Le temps d’une parenthèse, je m’expose au risque, j’éprouve de la difficulté, je mets mes cinq sens en branle.
Au moins essayer
Par-delà le sport et les activités extrêmes, l’émancipation de la société de confort et la recherche d’une satisfaction physique et psychique peuvent emprunter des voies différentes. Pour ceux qui en ont le loisir (et les moyens), vivre des moments ritualisés peut être perçu comme une parenthèse enchantée rompant avec la fadeur de l’expérience sensorielle quotidienne. On escompte de ces moments une satisfaction vécue comme une régénérescence salvatrice. Cela peut prendre la forme de l’ascèse, de la reconnexion à soi…
A mille lieues des montagnes arides où se rend Claude pour l’alpinisme et l’escalade, Claudia se réfugie régulièrement, en fin de journée, dans cette salle de yoga nichée dans un quartier «bobo-compatible». «C’est mon moment privilégié.
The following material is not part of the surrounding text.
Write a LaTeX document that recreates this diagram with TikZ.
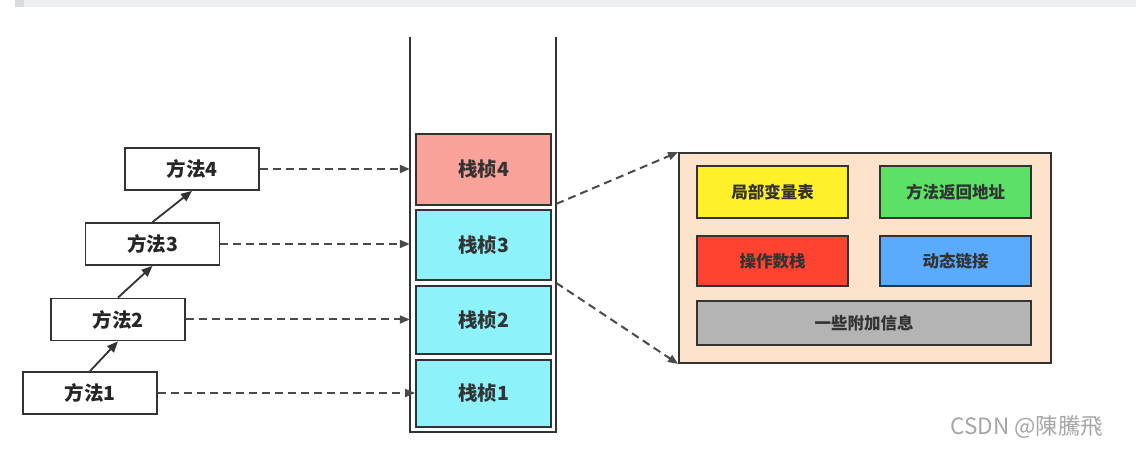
\documentclass[tikz,border=0pt]{standalone}
\usepackage{fontspec}
\newfontfamily\cjk{Noto Sans CJK SC}
\usetikzlibrary{arrows.meta,calc}
\definecolor{edge}{HTML}{333333}
\definecolor{dashc}{HTML}{4A4A4A}
\definecolor{salmon}{HTML}{F9A29A}
\definecolor{cyanf}{HTML}{8EF2FA}
\definecolor{peach}{HTML}{FDE3CC}
\definecolor{yel}{HTML}{FFF02A}
\definecolor{grn}{HTML}{5BE266}
\definecolor{redb}{HTML}{FF4330}
\definecolor{blu}{HTML}{5AABFE}
\definecolor{gry}{HTML}{B4B4B4}
\definecolor{barc}{HTML}{EDEEF2}
\definecolor{bard}{HTML}{D9DADE}
\tikzset{
  method/.style={draw=edge, line width=1.8pt, fill=white, minimum width=134pt, minimum height=42pt, inner sep=0pt, font=\cjk\fontsize{19.5}{21}\selectfont\bfseries, text=black!85},
  frame/.style={draw=edge, line width=1.8pt, minimum width=135pt, inner sep=0pt, font=\cjk\fontsize{19.5}{21}\selectfont\bfseries, text=black!80},
  item/.style={draw=edge, line width=1.8pt, minimum width=151pt, inner sep=0pt, font=\cjk\fontsize{16.5}{18}\selectfont\bfseries, text=black!80},
  dasharrow/.style={draw=dashc, line width=2pt, dash pattern=on 8pt off 5pt, -{Triangle[length=10pt,width=8pt]}},
  solidarrow/.style={draw=edge, line width=1.8pt, -{Triangle[length=11pt,width=9pt]}},
}
\begin{document}
\begin{tikzpicture}[x=1pt,y=-1pt]
\useasboundingbox (0,0) rectangle (1136,457);
% top bar
\fill[barc] (15,0) rectangle (1136,7);
\fill[bard] (15,0) rectangle (24,7);
% stack
\node[minimum width=146pt, minimum height=395pt, inner sep=0pt] (stack) at (483,234.5) {};
\draw[edge, line width=1.8pt] (stack.north west) -- (stack.south west) -- (stack.south east) -- (stack.north east);
\node[frame, fill=salmon, minimum height=71pt] (f4) at (483.5,169.5) {栈桢4};
\node[frame, fill=cyanf, minimum height=70pt] (f3) at (483.5,245) {栈桢3};
\node[frame, fill=cyanf, minimum height=68pt] (f2) at (483.5,320) {栈桢2};
\node[frame, fill=cyanf, minimum height=67pt] (f1) at (483.5,393.5) {栈桢1};
% methods
\node[method] (m4) at (192,169) {方法4};
\node[method] (m3) at (152.5,244) {方法3};
\node[method] (m2) at (118,319.5) {方法2};
\node[method] (m1) at (90,393) {方法1};
\draw[solidarrow] (m1.north) -- (m2.south);
\draw[solidarrow] (m2.north) -- (m3.south);
\draw[solidarrow] (m3.north) -- (m4.south);
\draw[dasharrow] (m4.east) -- (m4.east -| stack.west);
\draw[dasharrow] (m3.east) -- (m3.east -| stack.west);
\draw[dasharrow] (m2.east) -- (m2.east -| stack.west);
\draw[dasharrow] (m1.east) -- (m1.east -| f1.west);
% panel
\node[draw=edge, line width=1.8pt, fill=peach, minimum width=372pt, minimum height=210pt, inner sep=0pt] (panel) at (865,258) {};
\node[item, fill=yel, minimum height=52pt] (lv) at (772.5,192) {局部变量表};
\node[item, fill=grn, minimum height=52pt] (ra) at (955.5,192) {方法返回地址};
\node[item, fill=redb, minimum height=50pt] (os) at (772.5,261) {操作数栈};
\node[item, fill=blu, minimum height=50pt] (dl) at (955.5,261) {动态链接};
\node[item, fill=gry, minimum width=334pt, minimum height=44pt] (ai) at (864,323) {一些附加信息};
\draw[dasharrow] ($(f4.south -| stack.east)+(0,-2)$) -- (panel.north west);
\draw[dasharrow] ($(f3.south -| stack.east)+(0,2)$) -- (panel.south west);
% watermark
\node[text=black!35, font=\cjk\fontsize{22.5}{24}\selectfont, inner sep=0pt] (wm) at (1027,427) {CSDN @陳騰飛};
\end{tikzpicture}
\end{document}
J’y cherche une divine harmonie en me recentrant sur moi, loin du vacarme de la ville. Il y a un côté spirituel, c’est un peu l’équivalent de l’église pour les chrétiens.»
Tel que pratiqué en Occident aujourd’hui, le yoga serait pourtant loin de répondre aux aspirations spirituelles de Claudia. La pratique indienne ancestrale, vidée de sa substance, ne serait plus qu’«un exercice totalement privé de son contenu spirituel et de sa justification philosophique, soutient Benoît Heilbrunn. Or, le yoga est d’abord un système philosophique autant qu’une gymnastique reposant sur une série de postures. La finalité de cet enseignement est d’atteindre une union mystique du soi avec l’Etre suprême, mais telle n’est pas la façon dont on l’envisage à notre époque en Occident, où il s’agit plutôt d’une forme d’ “aerobic smooth” ou d’exercices d’étirement permettant de gagner en souplesse, en fitness, et en fin de compte d’améliorer sa santé.»
Journaliste indépendante et enseignante du Yoga, Marie Kock corrobore ce constat. De sa pratique et de sa désillusion, elle a tiré l’ouvrage Yoga, une histoire-monde (La Découverte, 2019). Le yoga serait un «mélange de philosophie indienne, de postures parfois spectaculaires et de promesses de sérénité et de vie meilleure inspirées des techniques de développement personnel. Cet assemblage standard est présenté partout comme le yoga traditionnel, comme la survivance d’un art et d’une sagesse millénaires. Pourtant, le yoga que nous pratiquons aujourd’hui est un yoga moderne, vieux d’une centaine d’années à peine, pensé pour répondre aux besoins de l’Occident et y être exporté.»
On pourrait aisément soulever d’autres contradictions dans lesquelles s’empêtrent les «résistants» à la société de confort. En revanche, difficile de leur retirer le mérite d’essayer, de ruser, de persévérer, de braver les habitudes et les fausses évidences. Quitte à se tromper. Comme la transition écologique, à laquelle elle est intimement enchevêtrée, la remise en question de la société de confort, de ses excès et effets néfastes, ne devrait pas reposer sur les seuls individus, mais relever aussi de politiques publiques aptes, avec l’arsenal adéquat, à métamorphoser les Homo confort que nous sommes devenus.